Friday, December 17, 2010

Character Building Blocks

By Loni Emmert

Originally posted at
on April 5, 2010

While going over a manuscript this past month, my writing partner and I have had some serious discussions regarding characters and what drives them to do what they do. As writers, we all know that our characters can develop their own quirks and do things that we, the authors, certainly did not intend for them to do. But that’s why we grow to love them, because at some point they become an actual person to us and, optimistically, to our readers.

However, in the early days of their creation we need to fill the empty, plastic mold with the silly putty that will begin to shape them. It’s easy to describe hair and eye color, height, weight, scars or tattoos and any other physical attributes that we can imagine. What is not always easy is to delve deep into their psyche and find those childhood traumas or life-altering adult decisions that are the building blocks of our characters’ personality — quirks and all.

For example, perhaps your character refuses to learn how to drive a car. Give him a background story that includes a harrowing car accident that renders him with an overwhelming fear of driving. If your character has trouble forming friendships, explain it with an adolescence of disinterested parents that never bothered to hug the child, making her an adult that is uncomfortable with emotional bonding.

Childhood isn’t the only place where wounds can occur. Adult decisions can have a lasting impact, either good or bad, on one’s behavior. A marriage to a bad partner or a spiteful divorce can render a person with a fear of relationships. An unplanned pregnancy, an abortion, or a miscarriage can etch profound grooves into the bravest of souls. Filing bankruptcy, betraying a friend, watching a loved one pass on, or having a physically challenged child contribute to the experiences that form the creases in the putty that turn us into who we become.

It is the same with our characters. An author needs to engage readers with the events — past, present and those yet to come — that our beloved characters must live through.

If your character is having trouble conceiving a child, provide the reader with an understanding of her ordeal and why it is so important to her to have a child.

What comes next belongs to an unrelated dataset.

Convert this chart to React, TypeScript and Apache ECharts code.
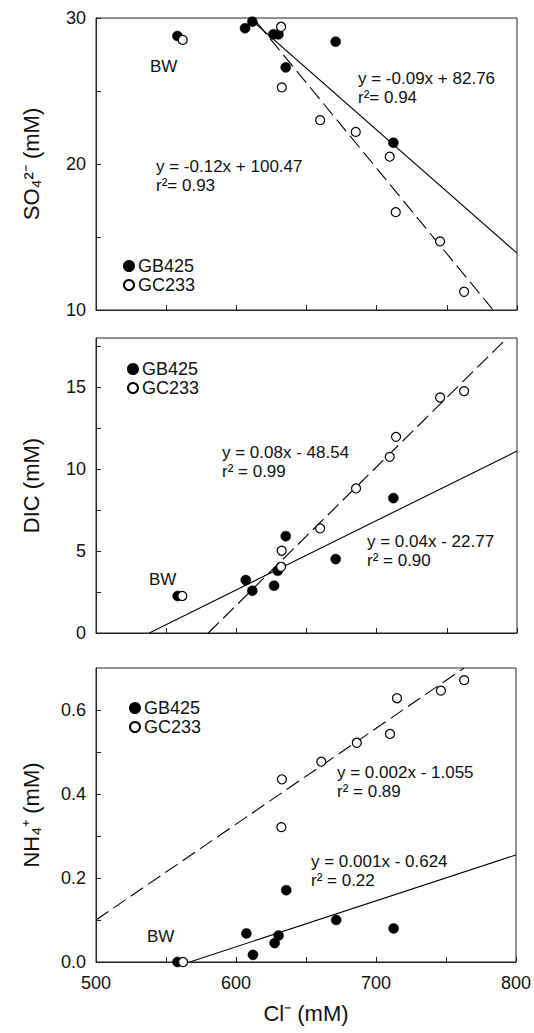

If your character cannot hold a job, display the personality quirks that keep him unemployed. Perhaps those DUIs in her early 20s are the reason your character refuses to have that glass of wine at dinner. Even a murderer needs a plausible motivating factor to keep a reader connected to the story. The reader needs to experience the highs and lows along with our protagonist — and needs to appreciate what makes him or her tick.

Do not be afraid to probe the depths of your character’s mind and explore why you want them to behave as they do. The more back story and tribulations, damage and distress that you can pile up on a character makes them more believable and more lovable.

After all, we all know and admire people who have overcome incredible obstacles, but it can be hard to empathize with someone who has a picture-perfect life. Deep down we know that no one’s life is perfect, and it’s nice to have a sneak peek into a person’s core, to be one of the very few that are allowed in to really see why someone is the way they are.

Being an observer of the mind is a remarkable thing and, as a writer, it is your job to allow the reader in for a closer look. You never know, you may discover why your character does those strange things that you weren’t counting on.

Loni Emmert is the co-author of Button Hollow Chronicles #1: The Leaf Peeper Murders and the author of Lights! Camera! Murder! A member of Sisters in Crime since 2006, she is currently working on her first thriller.


Msmstry said...

Loni, excellent tips! I've always thought the character's backstory was equally important as the one being told. You've given some good ways to show that backstory. If the author doesn't know her characters well, they come off flat to the reader.

Polly said...

I lose interest in a book that's not character driven. It doesn't matter what the genre is, either. Yes, I like a plot, of course, but if I can't relate to the character and his/her struggles, I usually find the book lacking. Good post, Loni.